Las llamadas de atención de China ante cualquier movimiento japonés hacia el rearme no son solo retórica. Forman parte de una estrategia más amplia para contener cualquier esfuerzo que debilite su supremacía regional.
Y es desde esa perspectiva que los desfiles, las visitas al Yasukuni y las ceremonias se cargan de significado político. No son solo actos de memoria, sino declaraciones de intenciones sobre el futuro del equilibrio de poder en Asia.
¿Un pasado sin reconciliación?
Los analistas coinciden en que la reconciliación entre Japón y China pasa por un entendimiento compartido del pasado, algo que, 80 años después, aún parece lejano.

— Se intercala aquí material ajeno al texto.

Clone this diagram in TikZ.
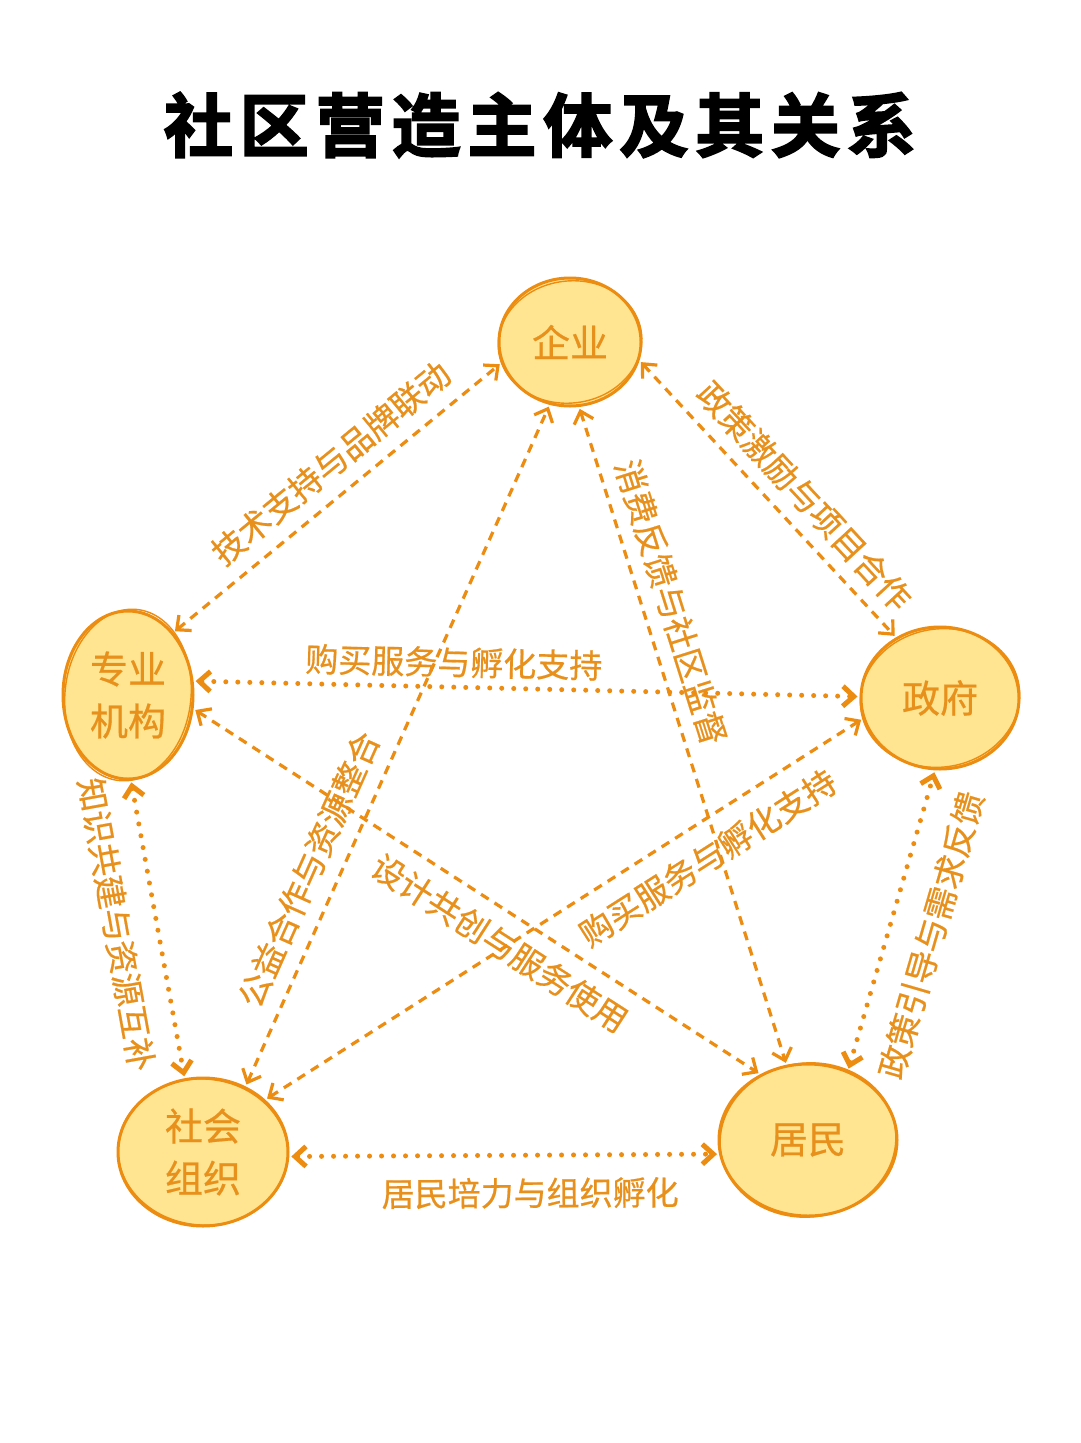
\documentclass[tikz,border=0pt]{standalone}
\usepackage{fontspec}
\usetikzlibrary{positioning,arrows.meta,shapes.geometric}
\setmainfont{Noto Sans CJK SC}
\newfontfamily\titlefont{Noto Sans CJK SC Bold}[FakeBold=3,LetterSpace=10]
\newfontfamily\relfont{Noto Sans CJK SC}[FakeBold=0.6]
\definecolor{sunOrange}{HTML}{EC8C10}
\definecolor{textOrange}{HTML}{E8901C}
\definecolor{sunFill}{HTML}{FFE591}
\tikzset{
    actor/.style={ellipse,draw=sunOrange,fill=sunFill,line width=3pt,inner sep=0pt,
        align=center,text=textOrange,font=\relfont\fontsize{38}{52}\selectfont},
    sketch/.style={draw=sunOrange,line width=1.4pt},
    linkbase/.style={draw=sunOrange,>={Straight Barb[length=11pt,width=20pt]},<->,
        shorten >=2pt,shorten <=2pt},
    linkdash/.style={linkbase,line width=3.2pt,dash pattern=on 9pt off 7pt},
    linkdot/.style={linkbase,line width=5pt,line cap=round,dash pattern=on 0pt off 12pt},
    rel/.style={sloped,text=textOrange,inner sep=2pt,font=\relfont\fontsize{33}{33}\selectfont}
}
\begin{document}
\begin{tikzpicture}[x=1pt,y=-1pt]
    \fill[white] (0,0) rectangle (1080,1443);
    \useasboundingbox (0,0) rectangle (1080,1443);
    \node[font=\titlefont\fontsize{69}{69}\selectfont] (title) at (540,125) {社区营造主体及其关系};
    % actors
    \node[actor,minimum width=142pt,minimum height=128pt] (qy) at (570,342) {企业};
    \node[actor,minimum width=130pt,minimum height=168pt] (zy) at (128,695) {专业\\机构};
    \node[actor,minimum width=158pt,minimum height=142pt] (zf) at (940,698) {政府};
    \node[actor,minimum width=170pt,minimum height=148pt] (sz) at (203,1152) {社会\\组织};
    \node[actor,minimum width=178pt,minimum height=152pt] (jm) at (808,1140) {居民};
    \foreach \n/\rx/\ry/\rot in {qy/72/61/8,zy/63/86/-6,zf/80/69/10,sz/85/73/-5,jm/88/77/7}
        \draw[sketch] (\n.center) ellipse[x radius=\rx,y radius=\ry,rotate=\rot];
    % relations
    \draw[linkdash] (zy.54) -- node[rel,pos=0.54,above=12pt] {技术支持与品牌联动} (qy.197);
    \draw[linkdash] (qy.-15) -- node[rel,pos=0.56,above=10pt] {政策激励与项目合作} (zf.126);
    \draw[linkdash] (sz.57) -- node[rel,pos=0.3,above=12pt] {公益合作与资源整合} (qy.252);
    \draw[linkdash] (qy.278) -- node[rel,pos=0.31,above=10pt] {消费反馈与社区监督} (jm.106);
    \draw[linkdot] (zy.12) -- node[rel,pos=0.39,above=5pt] {购买服务与孵化支持} (zf.179);
    \draw[linkdash] (zy.-12) -- node[rel,pos=0.57,below=12pt] {设计共创与服务使用} (jm.126);
    \draw[linkdash] (sz.40) -- node[rel,pos=0.71,below=15pt] {购买服务与孵化支持} (zf.195);
    \draw[linkdot] (zy.-88) -- node[rel,pos=0.46,below=20pt] {知识共建与资源互补} (sz.104);
    \draw[linkdot] (jm.60) -- node[rel,pos=0.49,below=22pt] {政策引导与需求反馈} (zf.266);
    \draw[linkdot] (sz.-3) -- node[rel,pos=0.56,below=18pt] {居民培力与组织孵化} (jm.189);
\end{tikzpicture}
\end{document}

Las heridas se reabren con cada gesto, cada discurso, cada monumento. El recuerdo de Nanjing, la ocupación de Manchuria, los experimentos de la Unidad 731, el uso del “consuelo sexual” y la destrucción sistemática de ciudades chinas, pesa sobre cada intento de acercamiento diplomático.
Según un estudio del Pew Research Center (2023), el 74% de los chinos ve con desconfianza a Japón, mientras que un 61% de los japoneses teme a la creciente influencia de China. La historia nacional se escribe con desconfianza mutua.
Una región atrapada en el tiempo
Mientras las élites políticas continúan utilizando la memoria a conveniencia, el riesgo es que la región quede atrapada en un ciclo de desconfianzas que impida el avance conjunto hacia el desarrollo sostenible y la estabilidad.
Quizás, el primer paso hacia una reconciliación real sería una memoria más honesta y no instrumentalizada. Una en donde reconocer el dolor del otro no sea una amenaza, sino una frágil pero poderosa forma de construir paz. Como dijo el historiador chino Xu Yong: “Hasta que no logremos una historia compartida, la Segunda Guerra Mundial seguirá librándose, no con armas, sino con palabras”.